One aspect of my research involves bringing diverse datasets together, and implementing easy-to-use web-based tools with sensible data visualization methods for examining them. Our electronic Fluorescent Pictograph (eFP) browser, for instance, paints gene expression data from various sources onto a pictographic representation of the samples. Shown below is the expression pattern of ABI3, strongest in developing seeds. The eFP browser and other useful tools are available at the Bio-Analytic Resource, http://bar.utoronto.ca, created and run by my laboratory. Several BAR tools and data sets are available as modules of the Arabidopsis Information Portal, Araport.org.
Using gene expression data it is possible to gain insights into plant biology at a system-wide level. For instance, in the following example (Zhu et al. 2003. Plant Biotech J. 1:59-70 [PDF]) the gene expression levels of various enzymes were mapped to the starch biosynthetic pathway of rice over the course of rice grain development. Interesting biological questions are raised by these data: Why are some sucrose synthase isoforms more strongly expressed early in seed development?
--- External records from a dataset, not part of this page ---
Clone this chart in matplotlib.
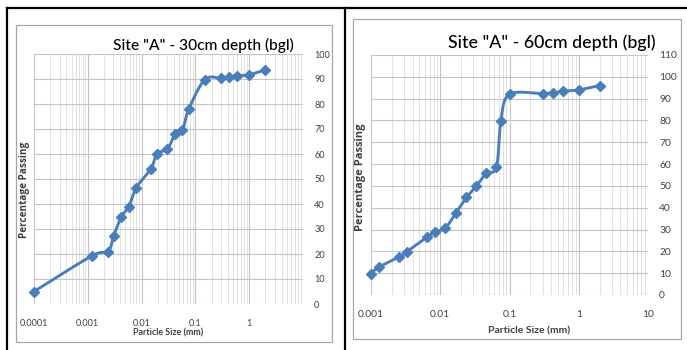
import numpy as np
import matplotlib
matplotlib.use("Agg")
import matplotlib.pyplot as plt
from matplotlib.lines import Line2D
from matplotlib.patches import Rectangle
from matplotlib.ticker import LogLocator, FixedLocator, NullFormatter, FixedFormatter

# ---- data ----
size_30 = [0.0001, 0.0012, 0.00238, 0.00303, 0.0042, 0.0058, 0.0080, 0.0151, 0.0192,
           0.0299, 0.042, 0.0574, 0.075, 0.15, 0.3, 0.425, 0.6, 1.0, 2.0]
pass_30 = [5.0, 19.3, 21.0, 27.3, 34.9, 39.0, 46.6, 54.2, 60.2,
           61.9, 67.9, 69.6, 77.9, 89.8, 90.3, 90.7, 91.2, 91.7, 93.7]

size_60 = [0.001, 0.00129, 0.00257, 0.00328, 0.00646, 0.0085, 0.0119, 0.0169, 0.0239,
           0.033, 0.046, 0.0649, 0.075, 0.1, 0.3, 0.425, 0.6, 1.0, 2.0]
pass_60 = [9.7, 12.7, 17.5, 19.8, 26.6, 28.9, 30.8, 37.7, 44.7,
           49.8, 55.7, 58.7, 79.9, 92.0, 92.3, 92.8, 93.4, 94.0, 96.0]

title_30 = 'Site "A" - 30cm depth (bgl)'
title_60 = 'Site "A" - 60cm depth (bgl)'
xticks_30 = [0.0001, 0.001, 0.01, 0.1, 1]
xticklabels_30 = ["0.0001", "0.001", "0.01", "0.1", "1"]
xticks_60 = [0.001, 0.01, 0.1, 1, 10]
xticklabels_60 = ["0.001", "0.01", "0.1", "1", "10"]
yticks_30 = list(range(0, 101, 10))
yticks_60 = list(range(0, 111, 10))
xlabel = "Particle Size (mm)"
ylabel = "Percentage Passing"

BLUE = "#4a7ebb"
TICK = "#404040"
W, H = 687, 350
LATO = ["Lato", "DejaVu Sans"]


def smooth(ax, xs, ys, n=20):
    # Catmull-Rom through points in display space (like a smoothed line chart)
    pts = ax.transData.transform(np.column_stack([xs, ys]))
    P = np.vstack([pts[0], pts, pts[-1]])
    out = []
    for i in range(1, len(P) - 2):
        p0, p1, p2, p3 = P[i - 1], P[i], P[i + 1], P[i + 2]
        c1 = p1 + (p2 - p0) / 6.0
        c2 = p2 - (p3 - p1) / 6.0
        t = np.linspace(0, 1, n)[:, None]
        seg = ((1 - t) ** 3) * p1 + 3 * ((1 - t) ** 2) * t * c1 + 3 * (1 - t) * t ** 2 * c2 + t ** 3 * p2
        out.append(seg)
    out = np.vstack(out)
    return ax.transData.inverted().transform(out)


def make(ax, xs, ys, xlim, ylim, xticks, xtl, yticks, fs):
    ax.set_xscale("log")
    ax.set_xlim(*xlim)
    ax.set_ylim(*ylim)
    for s in ax.spines.values():
        s.set_visible(False)
    ax.yaxis.tick_right()
    ax.xaxis.set_major_locator(FixedLocator(xticks))
    ax.xaxis.set_major_formatter(FixedFormatter(xtl))
    ax.xaxis.set_minor_locator(LogLocator(base=10, subs=np.arange(2, 10), numticks=20))
    ax.xaxis.set_minor_formatter(NullFormatter())
    ax.set_yticks(yticks)
    ax.tick_params(axis="both", which="both", length=0, colors=TICK, labelsize=fs)
    ax.tick_params(axis="x", pad=11)
    ax.tick_params(axis="y", pad=8)
    for lab in ax.get_xticklabels() + ax.get_yticklabels():
        lab.set_family(LATO)
    ax.grid(True, which="major", axis="both", color="#c4c4c4", lw=0.8)
    ax.grid(True, which="minor", axis="x", color="#dcdcdc", lw=0.6)
    ax.set_axisbelow(True)
    sm = smooth(ax, xs, ys)
    ax.plot(sm[:, 0], sm[:, 1], color=BLUE, lw=2.1, zorder=3, clip_on=False)
    ax.plot(xs, ys, ls="none", marker="D", ms=5.5, color=BLUE, zorder=4, clip_on=False)


fig = plt.figure(figsize=(W / 100, H / 100), dpi=100)
fig.patch.set_facecolor("white")

def fx(x):
    return x / W

def fy(y):
    return 1 - y / H

# gray chart frames
fig.add_artist(Rectangle((fx(16), fy(342)), fx(332) - fx(16), (342 - 25) / H,
                         transform=fig.transFigure, fill=False, ec="#a6a6a6", lw=0.9))
fig.add_artist(Rectangle((fx(353), fy(339)), fx(681) - fx(353), (339 - 19) / H,
                         transform=fig.transFigure, fill=False, ec="#a6a6a6", lw=0.9))
# black table borders
for (x0, y0, x1, y1) in [(7, 8, 687, 8), (7, 8, 7, 350), (344.5, 8, 344.5, 350)]:
    fig.add_artist(Line2D([fx(x0), fx(x1)], [fy(y0), fy(y1)], transform=fig.transFigure,
                          color="black", lw=1.6))

ax1 = fig.add_axes([fx(34), fy(304), (303 - 34) / W, (304 - 54) / H])
ax2 = fig.add_axes([fx(371), fy(295), (648 - 371) / W, (295 - 55) / H])

make(ax1, size_30, pass_30, (0.0001, 10), (0, 100), xticks_30, xticklabels_30, yticks_30, 6.6)
make(ax2, size_60, pass_60, (0.001, 10), (0, 110), xticks_60, xticklabels_60, yticks_60, 7.4)

fig.text(fx(203), fy(45), title_30, ha="center", va="center", fontsize=11.2, family=LATO,
         color="black", weight="medium")
fig.text(fx(552), fy(43), title_60, ha="center", va="center", fontsize=12.8, family=LATO,
         color="black", weight="medium")

fig.text(fx(168), fy(333), xlabel, ha="center", va="center", fontsize=6.4, family=LATO, color=TICK, weight="bold")
fig.text(fx(529), fy(331), xlabel, ha="center", va="center", fontsize=7.5, family=LATO, color=TICK, weight="bold")
fig.text(fx(25), fy(190), ylabel, ha="center", va="center", rotation=90, fontsize=7.2,
         family=["Open Sans", "DejaVu Sans"], color=TICK, weight="bold")
fig.text(fx(361), fy(177), ylabel, ha="center", va="center", rotation=90, fontsize=8.0,
         family=["Open Sans", "DejaVu Sans"], color=TICK, weight="bold")

fig.savefig("out.png", dpi=100)
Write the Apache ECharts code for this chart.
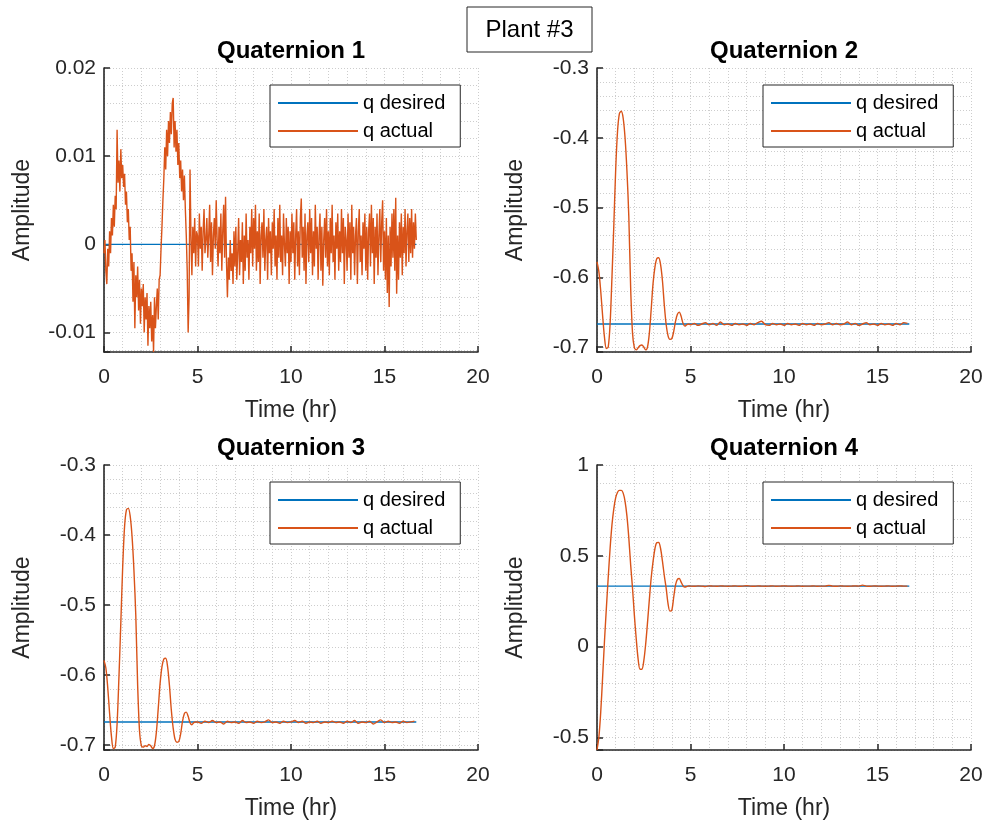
<!DOCTYPE html>
<html><head><meta charset="utf-8">
<script src="https://cdn.jsdelivr.net/npm/echarts@6/dist/echarts.min.js"></script>
<style>html,body{margin:0;padding:0;background:#fff}#c{width:988px;height:827px}</style>
</head><body><div id="c"></div><script>
// ---- data ----
const figureTitle = 'Plant #3';
const panelTitles = ['Quaternion 1', 'Quaternion 2', 'Quaternion 3', 'Quaternion 4'];
const seriesNames = ['q desired', 'q actual'];
const xTicks = [0, 5, 10, 15, 20];
const yLimits = [[-0.0122, 0.02], [-0.7071, -0.3], [-0.7071, -0.3], [-0.57, 1]];
const yTickSteps = [0.01, 0.1, 0.1, 0.5];
const desiredValues = [0, -0.667, -0.667, 0.333];
const desiredTimes = [0, 16.7];
const q1Step = 0.05;       // hr, sample spacing of quaternion 1
const fineStep = 0.1;      // hr, sample spacing of the transients (q2..q4)
const tailStart = 5.0;     // hr
const tailStep = 0.2;      // hr

const q1Actual = [
-0.0010,0.0005,-0.0030,-0.0045,-0.0005,-0.0025,0.0015,-0.0010,0.0030,0.0010,
0.0045,0.0020,0.0055,0.0040,0.0130,0.0070,0.0095,0.0060,0.0108,0.0075,
0.0090,0.0065,0.0080,0.0045,0.0060,0.0025,0.0040,0.0005,0.0020,-0.0030,
-0.0010,-0.0065,-0.0020,-0.0095,-0.0035,-0.0060,-0.0025,-0.0075,-0.0040,-0.0090,
-0.0050,-0.0070,-0.0045,-0.0100,-0.0060,-0.0085,-0.0055,-0.0115,-0.0070,-0.0095,
-0.0065,-0.0110,-0.0080,-0.0122,-0.0060,-0.0095,-0.0070,-0.0050,-0.0085,-0.0040,
-0.0035,-0.0005,0.0020,0.0050,0.0075,0.0110,0.0085,0.0130,0.0100,0.0140,
0.0115,0.0150,0.0125,0.0160,0.0166,0.0110,0.0140,0.0105,0.0130,0.0090,
0.0115,0.0075,0.0095,0.0060,0.0085,0.0050,0.0078,0.0040,0.0010,-0.0030,
-0.0100,-0.0060,0.0085,0.0010,-0.0035,0.0020,-0.0010,0.0030,-0.0025,0.0015,
0.0010,-0.0025,0.0035,-0.0005,0.0020,-0.0030,0.0015,0.0040,-0.0010,0.0005,
0.0030,-0.0015,0.0010,0.0045,-0.0020,0.0025,-0.0035,0.0010,0.0030,-0.0005,
0.0050,0.0005,-0.0025,0.0020,-0.0010,0.0035,-0.0030,0.0015,0.0045,-0.0015,
0.0054,-0.0020,-0.0060,-0.0015,-0.0040,0.0005,-0.0030,-0.0010,-0.0045,0.0015,
-0.0025,0.0020,-0.0040,-0.0010,0.0030,-0.0035,0.0005,-0.0020,0.0025,-0.0045,
0.0010,-0.0030,0.0035,-0.0015,0.0005,-0.0040,0.0020,-0.0010,0.0040,-0.0025,
0.0030,-0.0005,0.0045,-0.0030,0.0015,-0.0020,0.0035,-0.0045,0.0010,0.0025,
-0.0015,0.0040,-0.0030,0.0005,0.0020,-0.0040,0.0030,-0.0010,0.0015,-0.0035,
0.0025,-0.0005,0.0040,-0.0025,0.0010,-0.0040,0.0030,-0.0015,0.0045,-0.0020,
0.0010,-0.0035,0.0035,0.0000,-0.0025,0.0030,-0.0010,0.0020,-0.0045,0.0015,
-0.0020,0.0035,-0.0010,0.0025,-0.0040,0.0010,0.0040,-0.0025,0.0015,-0.0035,
0.0030,0.0052,-0.0015,0.0020,-0.0030,0.0035,-0.0045,0.0010,0.0025,-0.0020,
0.0040,-0.0010,0.0030,-0.0035,0.0015,-0.0025,0.0045,-0.0005,0.0020,-0.0040,
0.0010,0.0035,-0.0030,0.0020,-0.0047,0.0005,0.0030,-0.0015,0.0040,-0.0025,
0.0015,-0.0035,0.0030,-0.0010,0.0045,-0.0020,0.0010,-0.0040,0.0025,-0.0005,
0.0035,-0.0030,0.0015,-0.0020,0.0040,-0.0010,0.0030,-0.0045,0.0020,0.0005,
-0.0030,0.0035,-0.0015,0.0025,-0.0040,0.0045,-0.0010,0.0020,-0.0035,0.0010,
0.0030,-0.0045,0.0015,0.0040,-0.0020,0.0010,-0.0035,0.0025,-0.0005,0.0035,
-0.0030,0.0020,-0.0040,0.0015,0.0035,-0.0025,0.0045,-0.0010,0.0030,-0.0045,
0.0020,-0.0015,0.0035,-0.0035,0.0010,0.0040,-0.0020,0.0025,0.0050,-0.0030,
0.0015,-0.0040,0.0030,-0.0055,0.0010,-0.0071,0.0020,-0.0025,0.0035,-0.0015,
0.0040,-0.0030,0.0053,-0.0056,0.0010,-0.0040,0.0025,-0.0015,0.0035,-0.0035,
0.0020,-0.0010,0.0040,-0.0025,0.0015,0.0035,-0.0020,0.0030,-0.0010,0.0040,
-0.0015,0.0025,-0.0005,0.0035,0.0005
];

const q2Transient = [
-0.578,-0.592,-0.620,-0.655,-0.686,-0.702,-0.700,-0.667,-0.600,-0.525,
-0.445,-0.390,-0.365,-0.362,-0.372,-0.400,-0.447,-0.512,-0.615,-0.680,
-0.701,-0.704,-0.701,-0.698,-0.697,-0.700,-0.704,-0.700,-0.680,-0.645,
-0.608,-0.585,-0.573,-0.572,-0.582,-0.605,-0.640,-0.668,-0.684,-0.689,
-0.688,-0.678,-0.663,-0.653,-0.650,-0.656,-0.666,-0.670,-0.668,-0.667
];
const q2Tail = [
-0.668,-0.666,-0.669,-0.667,-0.665,-0.668,-0.666,-0.669,-0.664,-0.668,
-0.667,-0.669,-0.666,-0.668,-0.667,-0.669,-0.666,-0.668,-0.665,-0.663,
-0.668,-0.669,-0.666,-0.668,-0.667,-0.669,-0.666,-0.668,-0.667,-0.669,
-0.666,-0.668,-0.667,-0.669,-0.666,-0.668,-0.667,-0.665,-0.668,-0.666,
-0.668,-0.667,-0.664,-0.668,-0.666,-0.669,-0.667,-0.665,-0.668,-0.667,
-0.669,-0.666,-0.668,-0.667,-0.669,-0.666,-0.668,-0.665,-0.666
];
const q3Transient = [
-0.579,-0.590,-0.618,-0.655,-0.688,-0.705,-0.703,-0.670,-0.602,-0.525,
-0.445,-0.388,-0.364,-0.362,-0.373,-0.402,-0.450,-0.515,-0.615,-0.680,
-0.701,-0.703,-0.701,-0.702,-0.699,-0.701,-0.705,-0.701,-0.682,-0.648,
-0.612,-0.588,-0.577,-0.576,-0.588,-0.615,-0.650,-0.676,-0.692,-0.696,
-0.695,-0.684,-0.666,-0.655,-0.653,-0.659,-0.668,-0.671,-0.668,-0.667
];
const q3Tail = [
-0.667,-0.669,-0.666,-0.668,-0.665,-0.668,-0.667,-0.670,-0.666,-0.668,
-0.667,-0.669,-0.665,-0.668,-0.667,-0.669,-0.666,-0.668,-0.667,-0.664,
-0.668,-0.667,-0.669,-0.666,-0.668,-0.667,-0.665,-0.668,-0.666,-0.669,
-0.667,-0.668,-0.666,-0.669,-0.667,-0.668,-0.666,-0.668,-0.667,-0.669,
-0.666,-0.668,-0.665,-0.669,-0.667,-0.668,-0.666,-0.670,-0.667,-0.664,
-0.668,-0.666,-0.668,-0.667,-0.669,-0.666,-0.668,-0.667,-0.666
];
const q4Transient = [
-0.57,-0.50,-0.36,-0.17,0.03,0.21,0.38,0.54,0.67,0.76,
0.82,0.85,0.86,0.86,0.845,0.80,0.72,0.60,0.45,0.32,
0.17,0.04,-0.07,-0.125,-0.125,-0.08,0.01,0.13,0.26,0.38,
0.47,0.54,0.572,0.573,0.54,0.47,0.39,0.32,0.235,0.195,
0.200,0.27,0.34,0.37,0.375,0.355,0.335,0.327,0.331,0.334
];
const q4Tail = [
0.333,0.332,0.334,0.333,0.331,0.334,0.333,0.332,0.334,0.333,
0.332,0.333,0.334,0.332,0.333,0.335,0.333,0.332,0.334,0.333,
0.332,0.333,0.334,0.332,0.333,0.334,0.333,0.332,0.333,0.334,
0.332,0.333,0.333,0.334,0.332,0.333,0.333,0.337,0.333,0.332,
0.334,0.333,0.332,0.333,0.334,0.333,0.338,0.333,0.332,0.334,
0.333,0.332,0.333,0.334,0.332,0.333,0.334,0.333,0.333
];

// ---- build ----
function stepped(vals, dt, t0) { return vals.map((v, i) => [+((t0 || 0) + i * dt).toFixed(3), v]); }
function withTail(trans, tail) { return stepped(trans, fineStep, 0).concat(stepped(tail, tailStep, tailStart)); }
const actualData = [stepped(q1Actual, q1Step, 0), withTail(q2Transient, q2Tail), withTail(q3Transient, q3Tail), withTail(q4Transient, q4Tail)];

const FONT = '"Liberation Sans", Arial, Helvetica, sans-serif';
const AX = '#262626';
const BLUE = '#0072BD', ORANGE = '#D95319';
const grids = [
  {left: 104, top: 68, width: 374, height: 284},
  {left: 597, top: 68, width: 374, height: 284},
  {left: 104, top: 465, width: 374, height: 285},
  {left: 597, top: 465, width: 374, height: 285}
];
const legendPos = [[270, 85], [763, 85], [270, 482], [763, 482]];
const gridLine = {show: true, lineStyle: {color: '#cdcdcd', type: [1, 2], width: 1}};

function fmt(step) {
  return function (v) {
    const k = v / step;
    if (Math.abs(k - Math.round(k)) > 1e-6) return '';
    return String(+(Math.round(k) * step).toFixed(4));
  };
}

const xAxes = [], yAxes = [], series = [], legends = [], graphics = [];
grids.forEach((g, i) => {
  xAxes.push({
    type: 'value', gridIndex: i, min: xTicks[0], max: xTicks[xTicks.length - 1], interval: xTicks[1] - xTicks[0],
    name: 'Time (hr)', nameLocation: 'middle', nameGap: 47,
    nameTextStyle: {fontFamily: FONT, fontSize: 23, color: AX},
    axisLine: {show: true, onZero: false, lineStyle: {color: AX, width: 1.6}},
    axisTick: {show: true, inside: true, length: 6, lineStyle: {color: AX, width: 1.5}},
    axisLabel: {fontFamily: FONT, fontSize: 21, color: AX, margin: 15},
    splitLine: gridLine,
    minorTick: {show: false, splitNumber: 5},
    minorSplitLine: gridLine
  });
  const step = yTickSteps[i];
  const lim = yLimits[i];
  yAxes.push({
    type: 'value', gridIndex: i, min: lim[0], max: lim[1],
    splitNumber: Math.round((lim[1] - lim[0]) / step),
    name: 'Amplitude', nameLocation: 'middle', nameGap: 70,
    nameTextStyle: {fontFamily: FONT, fontSize: 23, color: AX},
    axisLine: {show: true, onZero: false, lineStyle: {color: AX, width: 1.6}},
    axisTick: {show: true, inside: true, length: 6, lineStyle: {color: AX, width: 1.5}},
    axisLabel: {fontFamily: FONT, fontSize: 21, color: AX, margin: 8, formatter: fmt(step), showMinLabel: true, showMaxLabel: true},
    splitLine: gridLine,
    minorTick: {show: false, splitNumber: 5},
    minorSplitLine: gridLine
  });
  series.push({
    name: seriesNames[0], type: 'line', xAxisIndex: i, yAxisIndex: i, symbol: 'none',
    data: desiredTimes.map(t => [t, desiredValues[i]]),
    lineStyle: {color: BLUE, width: 1.4}, itemStyle: {color: BLUE}, z: 2
  });
  series.push({
    name: seriesNames[1], type: 'line', xAxisIndex: i, yAxisIndex: i, symbol: 'none',
    data: actualData[i], smooth: i === 0 ? false : 0.3,
    lineStyle: {color: ORANGE, width: 1.4}, itemStyle: {color: ORANGE}, z: 3
  });
  legends.push({
    data: seriesNames.map(n => ({name: n, icon: 'rect'})), orient: 'vertical', left: legendPos[i][0], top: legendPos[i][1],
    itemWidth: 80, itemHeight: 2, itemGap: 8, padding: [8, 15, 6, 8],
    backgroundColor: '#fff', borderColor: AX, borderWidth: 1, borderRadius: 0,
    textStyle: {fontFamily: FONT, fontSize: 20, lineHeight: 20, color: '#000'}, selectedMode: false
  });
  graphics.push({
    type: 'text', x: g.left + g.width / 2, y: g.top - 17, z: 10,
    style: {text: panelTitles[i], font: 'bold 24px ' + FONT, fill: '#000', textAlign: 'center', textVerticalAlign: 'middle'}
  });
});
graphics.push({type: 'rect', shape: {x: 467, y: 7, width: 125, height: 45}, style: {fill: '#fff', stroke: AX, lineWidth: 1}, z: 10});
graphics.push({type: 'text', x: 529.5, y: 30, z: 11,
  style: {text: figureTitle, font: '24px ' + FONT, fill: '#000', textAlign: 'center', textVerticalAlign: 'middle'}});

const chart = echarts.init(document.getElementById('c'), null, {renderer: 'canvas'});
chart.setOption({
  animation: false, backgroundColor: '#fff',
  grid: grids, xAxis: xAxes, yAxis: yAxes, series: series, legend: legends, graphic: graphics
});
</script></body></html>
What is the significance of the shift in transporter expression? Why are different ADP-glucose pyrophosphorylase isoforms expressed in different tissues of the mature grain? Such observations can guide wet lab experiments.
Another possibility for identifying gene function is to use a comparative genomics approach. In this example, a high-throughput BLAST analysis of 4221 ESTs from Ustilago maydis was undertaken by Ryan Austin in collaboration with Barry Saville. The image below shows a subset of the results from almost 100 000 BLAST searches against EST and genomic databases of different plant pathogenic fungi, and of representatives from other organisms. By using such an approach it was possible to identify a small group of genes in Ustilago which are potentially responsible for pathogenesis on corn.